Summary and Schedule

This material was commisioned by the EPSRC Digital Health Hub for AMR, for delivery to the UK HSA w/c 16th September 2024.

An introduction to R for non-programmers using the Gapminder data. In addition, this lesson makes use of bespoke synthetic data provided by UKHSA.

The goal of this lesson is to teach novice programmers to write modular code and best practices for using R for data analysis. R is commonly used in many scientific disciplines for statistical analysis and its array of third-party packages. We find that many scientists who come to Software Carpentry workshops use R and want to learn more. The emphasis of these materials is to give attendees a strong foundation in the fundamentals of R, and to teach best practices for scientific computing: breaking down analyses into modular units, task automation, and encapsulation.

This lesson has been expanded to incorporate additional content on the use of Git and GitHub for version control via RStudio, creation and validation of regression models and SQL.

This content has been developed to form a five day course.
The instructor notes page has some suggested lesson plans suitable for shorter workshops.
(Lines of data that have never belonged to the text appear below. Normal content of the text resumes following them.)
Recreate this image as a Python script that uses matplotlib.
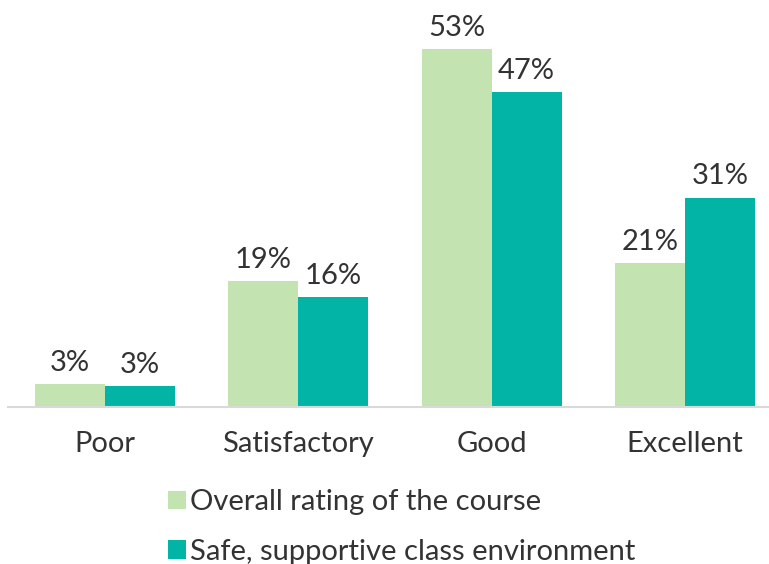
import numpy as np
import matplotlib
matplotlib.use("Agg")
import matplotlib.pyplot as plt
from matplotlib.patches import Patch

plt.rcParams["font.family"] = ["Lato", "DejaVu Sans"]

categories = ["Poor", "Satisfactory", "Good", "Excellent"]
overall    = [3.4, 18.6, 53.0, 21.3]
safe_env   = [3.1, 16.3, 46.6, 31.0]
series_names = ["Overall rating of the course", "Safe, supportive class environment"]

LIGHT = "#C3E4B1"
TEAL  = "#02B4A6"
TXT   = "#333333"
FS    = 21

W, H = 769, 564
fig = plt.figure(figsize=(W / 100, H / 100), dpi=100)
# axes runs past the right edge so the baseline bleeds off the figure
ax = fig.add_axes([8.3 / W, (H - 407) / H, 773.4 / W, 405 / H])

x = np.arange(len(categories))
bw = 0.362
b1 = ax.bar(x - bw / 2, overall, bw, color=LIGHT)
b2 = ax.bar(x + bw / 2, safe_env, bw, color=TEAL)

for bars, vals in ((b1, overall), (b2, safe_env)):
    for rect, v in zip(bars, vals):
        ax.annotate(f"{v:.0f}%", (rect.get_x() + rect.get_width() / 2, v),
                    xytext=(0, 6), textcoords="offset points",
                    ha="center", va="bottom", fontsize=FS, color=TXT)

ax.set_xlim(-0.5, 3.5)
ax.set_ylim(0, 60)
ax.set_xticks(x)
ax.set_xticklabels(categories, fontsize=FS, color=TXT)
ax.tick_params(axis="x", length=0, pad=17)
ax.set_yticks([])
for s in ("top", "right", "left"):
    ax.spines[s].set_visible(False)
ax.spines["bottom"].set_color("#D9D9D9")
ax.spines["bottom"].set_linewidth(1.5)

handles = [Patch(facecolor=LIGHT, edgecolor="none"), Patch(facecolor=TEAL, edgecolor="none")]
fig.legend(handles, series_names, loc="center left",
           bbox_to_anchor=(142 / W, (H - 527) / H), frameon=False,
           fontsize=FS, labelcolor=TXT, handlelength=0.6, handleheight=0.6,
           handletextpad=0.15, labelspacing=0.8)

fig.savefig("out.png", dpi=100)
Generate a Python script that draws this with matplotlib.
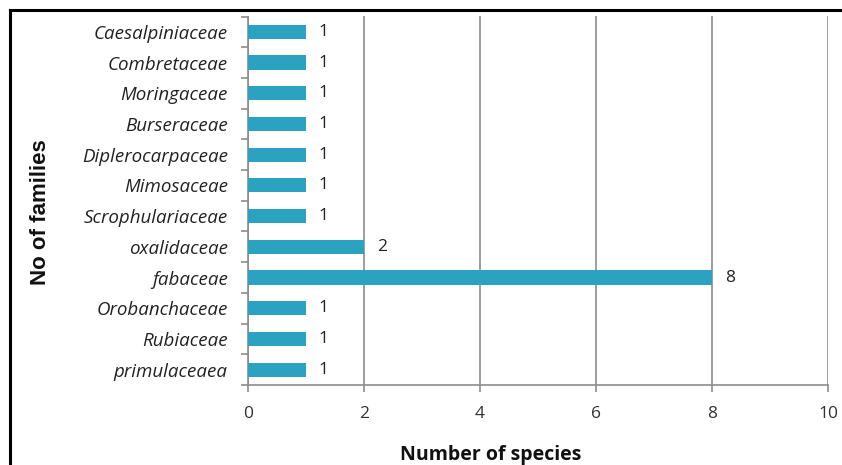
import matplotlib
matplotlib.use("Agg")
import matplotlib.pyplot as plt
from matplotlib.lines import Line2D

families = ["primulaceaea", "Rubiaceae", "Orobanchaceae", "fabaceae", "oxalidaceae",
            "Scrophulariaceae", "Mimosaceae", "Diplerocarpaceae", "Burseraceae",
            "Moringaceae", "Combretaceae", "Caesalpiniaceae"]
species = [1, 1, 1, 8, 2, 1, 1, 1, 1, 1, 1, 1]
xticks = [0, 2, 4, 6, 8, 10]

W, H = 842, 465
fig = plt.figure(figsize=(W / 100, H / 100), dpi=100)
ax = fig.add_axes([248 / W, 1 - 385 / H, (828 - 248) / W, (385 - 16.5) / H])

bar_color = "#2ba3c0"
grid_color = "#8c8c8c"
font = ["Open Sans", "DejaVu Sans"]

y = list(range(len(families)))
ax.barh(y, species, height=0.46, color=bar_color, zorder=3)
for yi, v in zip(y, species):
    ax.text(v + 0.22, yi, str(v), va="center", ha="left", fontsize=12.5,
            family=font, color="#222222")

ax.set_xlim(0, 10)
ax.set_ylim(-0.5, len(families) - 0.5)
ax.set_xticks(xticks)
ax.set_xticklabels([str(t) for t in xticks], family=font, fontsize=12.5, color="#333333")
ax.set_yticks(y)
ax.set_yticklabels(families, family=font, fontsize=13.5, style="italic", color="#222222")
ax.tick_params(axis="y", length=0, pad=14.5)
ax.tick_params(axis="x", length=5, color=grid_color, width=1.2, pad=10)

# category boundary tick marks on the y axis
ax.set_yticks([i - 0.5 for i in range(len(families) + 1)], minor=True)
ax.tick_params(axis="y", which="minor", length=5, color=grid_color, width=1.2)

ax.grid(axis="x", color=grid_color, linewidth=1.2, zorder=0)
for s in ["top", "right"]:
    ax.spines[s].set_visible(False)
for s in ["left", "bottom"]:
    ax.spines[s].set_color(grid_color)
    ax.spines[s].set_linewidth(1.2)

fig.text(491 / W, 1 - 455 / H, "Number of species", ha="center", va="center",
         family=font, fontsize=14, fontweight="bold", color="#111111")
fig.text(41 / W, 1 - 212 / H, "No of families", rotation=90, ha="center", va="center",
         family=["Liberation Sans", "DejaVu Sans"], fontsize=16, fontweight="bold",
         color="#111111")

# outer frame lines
fig.add_artist(Line2D([10 / W, 1], [1 - 10 / H, 1 - 10 / H], color="black", linewidth=2.2))
fig.add_artist(Line2D([10 / W, 10 / W], [0, 1 - 10 / H], color="black", linewidth=2.2))

fig.savefig("out.png", dpi=100)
A variety of third party packages are used throughout this workshop. These are not necessarily the best, nor are they comprehensive, but they are packages we find useful, and have been chosen primarily for their usability.

Prerequisites

Understand that computers store data and instructions (programs, scripts etc.) in files. Files are organised in directories (folders). Know how to access files not in the working directory by specifying the path.

Setup Instructions

Download files required for the lesson

00h 00m

1. Introduction to R and RStudio

How to find your way around RStudio?
How to interact with R?
How to manage your environment?
How to install packages?

00h 55m

2. Project Management With RStudio

How can I manage my projects in R?

01h 25m

3. Seeking Help

How can I get help in R?

01h 45m

4. Data Structures

How can I read data in R?
What are the basic data types in R?
How do I represent categorical information in R?

02h 40m

5. Exploring Data Frames

How can I manipulate a data frame?

03h 10m

6. Subsetting Data

How can I work with subsets of data in R?

04h 00m

7. Creating Publication-Quality Graphics with ggplot2

How can I create publication-quality graphics in R?

05h 20m

8. Writing Data

How can I save plots and data created in R?

05h 40m

9. Data Frame Manipulation with dplyr

How can I manipulate data frames without repeating myself?

06h 35m

10. Data Frame Manipulation with tidyr

How can I change the layout of a data frame?

07h 20m

11. Basic Statistics: describing, modelling and reporting

How can I detect the type of data I have?
How can I make meaningful summaries of my data?

08h 40m

12. Logistic Regression

How can I identify factors for antibiotic resistance?
How can I check the validity of model?

10h 40m

13. Broom

How can I present model outputs in an easier to read way?

11h 30m

14. Producing Reports With Quarto

How can I integrate software and reports?

13h 30m

15. SQL and R

What is the relationship between a relational database and SQL?
How do you query databases using SQL?
How can I filter data?
Can SQL be used to make calculations?
How do I join two tables if they share a common point of information?

17h 30m

16. Best Practices for Writing R Code

How can I write R code that other people can understand and use?

18h 10m

17. Introduction to Reproducibility

What is reproducibility and why should I care?

20h 40m

18. Writing Good Software

How can I write software that other people can use?

20h 55m

19. Supplemental - Assumption Diagnostics and Regression Trouble Shooting

How can I check that my data is suitable for use in a linear regression model?

22h 35m

Finish

The actual schedule may vary slightly depending on the topics and exercises chosen by the instructor.

This lesson assumes you have R and RStudio installed on your computer.

Download and install the latest version of R.
Download and install RStudio. RStudio is an application (an integrated development environment or IDE) that facilitates the use of R and offers a number of nice additional features. You will need the free Desktop version for your computer.